Let’s be honest. I have a lot of interests. In 2008 I was eco-obsessed, reading blogs about plastic avoidance and urban farming. I spent years teaching students about food and food systems, which bled into inequality and social justice. If you’d have asked me then if I cared about people, I probably would have answered something along the lines of “yes, but the environment is more important. We can’t save the people if there is no water or food and we’re all burning up.” This answer would have been a discreet way of hiding the fact that I am a bit of a misanthrope, and it would have been short-sighted. You live, you learn.
And of course I still care about the environment inherently, for the same reasons I did before. But where it previously would have been possible for me to write a post about peanut butter salmonella poisoning (that guy was finally sentenced to prison, btw), it’s more likely now that I’ll write about Planned Parenthood, Bernie Sanders, sea otters, or the prison industrial complex. 2008 me would be most surprised about her current obsession with prisoner’s rights.

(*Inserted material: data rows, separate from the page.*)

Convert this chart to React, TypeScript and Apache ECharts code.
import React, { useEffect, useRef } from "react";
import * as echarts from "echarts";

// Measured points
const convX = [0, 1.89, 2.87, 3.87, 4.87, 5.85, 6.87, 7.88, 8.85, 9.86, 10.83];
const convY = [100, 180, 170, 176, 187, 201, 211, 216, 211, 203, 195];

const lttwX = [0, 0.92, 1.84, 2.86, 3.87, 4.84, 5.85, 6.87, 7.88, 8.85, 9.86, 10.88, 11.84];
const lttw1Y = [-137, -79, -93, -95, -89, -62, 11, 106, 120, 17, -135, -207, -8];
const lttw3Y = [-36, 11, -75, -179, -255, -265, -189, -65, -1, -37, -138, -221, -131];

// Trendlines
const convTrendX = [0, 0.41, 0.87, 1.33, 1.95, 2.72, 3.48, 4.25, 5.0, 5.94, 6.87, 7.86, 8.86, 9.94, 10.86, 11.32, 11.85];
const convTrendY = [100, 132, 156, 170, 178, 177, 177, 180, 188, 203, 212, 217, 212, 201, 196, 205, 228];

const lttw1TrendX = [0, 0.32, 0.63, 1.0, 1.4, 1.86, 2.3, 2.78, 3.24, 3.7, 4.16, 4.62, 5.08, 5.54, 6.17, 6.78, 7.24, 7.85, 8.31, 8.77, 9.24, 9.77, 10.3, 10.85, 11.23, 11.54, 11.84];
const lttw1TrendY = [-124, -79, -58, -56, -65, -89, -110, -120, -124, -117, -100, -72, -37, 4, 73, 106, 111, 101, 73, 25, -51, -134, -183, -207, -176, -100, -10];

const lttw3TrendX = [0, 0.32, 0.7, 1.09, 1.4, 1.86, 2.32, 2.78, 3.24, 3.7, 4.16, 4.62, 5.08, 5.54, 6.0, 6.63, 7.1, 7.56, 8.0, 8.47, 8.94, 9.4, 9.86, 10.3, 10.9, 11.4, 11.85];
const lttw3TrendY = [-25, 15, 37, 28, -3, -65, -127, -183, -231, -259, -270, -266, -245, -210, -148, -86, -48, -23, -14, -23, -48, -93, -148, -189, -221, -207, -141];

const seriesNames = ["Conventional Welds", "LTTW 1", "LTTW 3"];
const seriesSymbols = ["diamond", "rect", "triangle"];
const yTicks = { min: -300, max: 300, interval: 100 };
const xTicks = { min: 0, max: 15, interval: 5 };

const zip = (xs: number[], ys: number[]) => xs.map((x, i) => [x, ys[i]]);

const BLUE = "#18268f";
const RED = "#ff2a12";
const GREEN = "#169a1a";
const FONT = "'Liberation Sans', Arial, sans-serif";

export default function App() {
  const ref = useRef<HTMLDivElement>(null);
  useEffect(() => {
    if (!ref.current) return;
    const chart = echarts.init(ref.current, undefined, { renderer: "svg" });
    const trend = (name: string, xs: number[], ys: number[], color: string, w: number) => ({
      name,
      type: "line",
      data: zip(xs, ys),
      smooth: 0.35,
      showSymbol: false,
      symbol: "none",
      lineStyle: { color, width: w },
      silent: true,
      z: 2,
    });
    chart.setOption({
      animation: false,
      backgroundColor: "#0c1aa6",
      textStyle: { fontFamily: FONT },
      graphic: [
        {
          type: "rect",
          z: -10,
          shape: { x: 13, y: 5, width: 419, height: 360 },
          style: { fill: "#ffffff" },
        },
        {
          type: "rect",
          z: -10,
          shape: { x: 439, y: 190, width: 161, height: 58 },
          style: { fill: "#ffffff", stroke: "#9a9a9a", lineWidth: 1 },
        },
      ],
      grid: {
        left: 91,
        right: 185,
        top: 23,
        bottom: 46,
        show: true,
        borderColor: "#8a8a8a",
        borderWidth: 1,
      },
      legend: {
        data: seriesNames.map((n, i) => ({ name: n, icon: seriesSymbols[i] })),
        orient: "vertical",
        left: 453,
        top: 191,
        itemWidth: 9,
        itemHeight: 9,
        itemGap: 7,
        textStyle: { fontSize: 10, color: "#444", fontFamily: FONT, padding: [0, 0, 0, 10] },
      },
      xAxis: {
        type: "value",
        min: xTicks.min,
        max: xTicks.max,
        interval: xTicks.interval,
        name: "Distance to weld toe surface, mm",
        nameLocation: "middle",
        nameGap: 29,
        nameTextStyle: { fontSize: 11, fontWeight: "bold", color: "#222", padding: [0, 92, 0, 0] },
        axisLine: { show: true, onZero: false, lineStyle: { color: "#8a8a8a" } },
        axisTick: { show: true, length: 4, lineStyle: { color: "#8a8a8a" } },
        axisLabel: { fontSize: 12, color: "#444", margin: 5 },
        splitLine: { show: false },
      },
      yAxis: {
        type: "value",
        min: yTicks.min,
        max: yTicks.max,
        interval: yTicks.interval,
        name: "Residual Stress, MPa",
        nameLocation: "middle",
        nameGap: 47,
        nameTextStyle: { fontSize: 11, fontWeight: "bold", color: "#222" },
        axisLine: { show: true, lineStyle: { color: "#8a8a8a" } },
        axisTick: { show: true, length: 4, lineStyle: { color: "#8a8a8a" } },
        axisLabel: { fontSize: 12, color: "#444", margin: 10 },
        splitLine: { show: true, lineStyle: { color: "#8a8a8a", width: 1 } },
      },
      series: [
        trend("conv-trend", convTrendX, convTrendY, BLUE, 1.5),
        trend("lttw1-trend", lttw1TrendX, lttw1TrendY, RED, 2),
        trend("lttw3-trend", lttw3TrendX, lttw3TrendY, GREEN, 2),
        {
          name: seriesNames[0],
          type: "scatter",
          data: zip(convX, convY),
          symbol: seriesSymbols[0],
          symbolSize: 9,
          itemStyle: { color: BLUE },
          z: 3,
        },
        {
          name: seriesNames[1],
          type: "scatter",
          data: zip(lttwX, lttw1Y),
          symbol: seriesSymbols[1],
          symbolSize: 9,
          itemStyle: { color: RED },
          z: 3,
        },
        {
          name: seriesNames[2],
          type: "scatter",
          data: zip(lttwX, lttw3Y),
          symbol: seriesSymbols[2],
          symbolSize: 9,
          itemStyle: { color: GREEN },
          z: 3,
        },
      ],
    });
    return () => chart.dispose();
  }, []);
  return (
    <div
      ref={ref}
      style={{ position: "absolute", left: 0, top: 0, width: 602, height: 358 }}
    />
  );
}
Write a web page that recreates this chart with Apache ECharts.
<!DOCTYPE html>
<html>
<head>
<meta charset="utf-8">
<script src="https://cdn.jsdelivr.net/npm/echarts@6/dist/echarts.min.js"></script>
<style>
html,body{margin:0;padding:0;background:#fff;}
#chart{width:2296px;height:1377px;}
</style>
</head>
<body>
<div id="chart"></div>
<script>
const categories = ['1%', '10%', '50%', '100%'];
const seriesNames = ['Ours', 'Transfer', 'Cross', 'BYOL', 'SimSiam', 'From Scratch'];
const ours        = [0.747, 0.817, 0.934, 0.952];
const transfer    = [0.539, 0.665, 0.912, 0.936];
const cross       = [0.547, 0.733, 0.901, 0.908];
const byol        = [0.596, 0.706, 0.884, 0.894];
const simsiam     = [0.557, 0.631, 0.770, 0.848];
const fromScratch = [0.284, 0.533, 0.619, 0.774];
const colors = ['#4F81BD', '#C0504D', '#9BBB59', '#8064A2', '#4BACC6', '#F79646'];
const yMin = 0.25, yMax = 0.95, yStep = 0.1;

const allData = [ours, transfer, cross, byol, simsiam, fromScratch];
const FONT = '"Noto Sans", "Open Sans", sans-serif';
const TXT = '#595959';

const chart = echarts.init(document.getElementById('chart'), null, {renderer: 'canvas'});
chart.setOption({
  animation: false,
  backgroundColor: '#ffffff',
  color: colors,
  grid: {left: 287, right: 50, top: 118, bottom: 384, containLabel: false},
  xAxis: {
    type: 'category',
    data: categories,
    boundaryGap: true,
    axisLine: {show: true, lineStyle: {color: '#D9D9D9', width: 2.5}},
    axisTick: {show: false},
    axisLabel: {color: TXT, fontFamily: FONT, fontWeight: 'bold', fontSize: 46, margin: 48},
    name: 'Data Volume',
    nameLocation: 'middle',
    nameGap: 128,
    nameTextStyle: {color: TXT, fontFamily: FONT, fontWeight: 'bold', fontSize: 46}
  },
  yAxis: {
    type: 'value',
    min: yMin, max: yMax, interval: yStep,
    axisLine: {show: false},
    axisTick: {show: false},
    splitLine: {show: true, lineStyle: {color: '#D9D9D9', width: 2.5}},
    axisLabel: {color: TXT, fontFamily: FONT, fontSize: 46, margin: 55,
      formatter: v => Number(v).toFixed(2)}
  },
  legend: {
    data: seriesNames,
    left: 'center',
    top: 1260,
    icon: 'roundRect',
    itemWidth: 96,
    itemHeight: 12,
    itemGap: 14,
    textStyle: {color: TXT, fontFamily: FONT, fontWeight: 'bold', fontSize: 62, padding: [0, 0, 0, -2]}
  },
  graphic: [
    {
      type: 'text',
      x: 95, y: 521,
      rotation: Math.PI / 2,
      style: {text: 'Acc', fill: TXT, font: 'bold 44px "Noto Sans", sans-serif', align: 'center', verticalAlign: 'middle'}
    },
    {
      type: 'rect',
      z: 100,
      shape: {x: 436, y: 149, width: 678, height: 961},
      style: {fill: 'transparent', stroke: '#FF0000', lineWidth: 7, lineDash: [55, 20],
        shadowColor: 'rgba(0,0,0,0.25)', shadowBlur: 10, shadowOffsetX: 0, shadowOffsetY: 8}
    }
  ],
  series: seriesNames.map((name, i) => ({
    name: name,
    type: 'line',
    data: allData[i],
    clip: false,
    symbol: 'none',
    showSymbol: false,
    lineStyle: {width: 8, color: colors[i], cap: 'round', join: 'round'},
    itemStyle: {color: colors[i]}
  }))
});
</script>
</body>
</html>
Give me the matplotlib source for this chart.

Not that it will be all current events and politics, though they may play a part. Whatever does end up taking my attention, I will try to have compassion for myself. Rather than see myself, as I often do, as someone with no focus or drive, who never completes a project, I will try to reframe and reword my self-image. I am someone with diverse interests and many passions who wants to do good in the world and who seeks many avenues to finding her place, in order to provide her best service.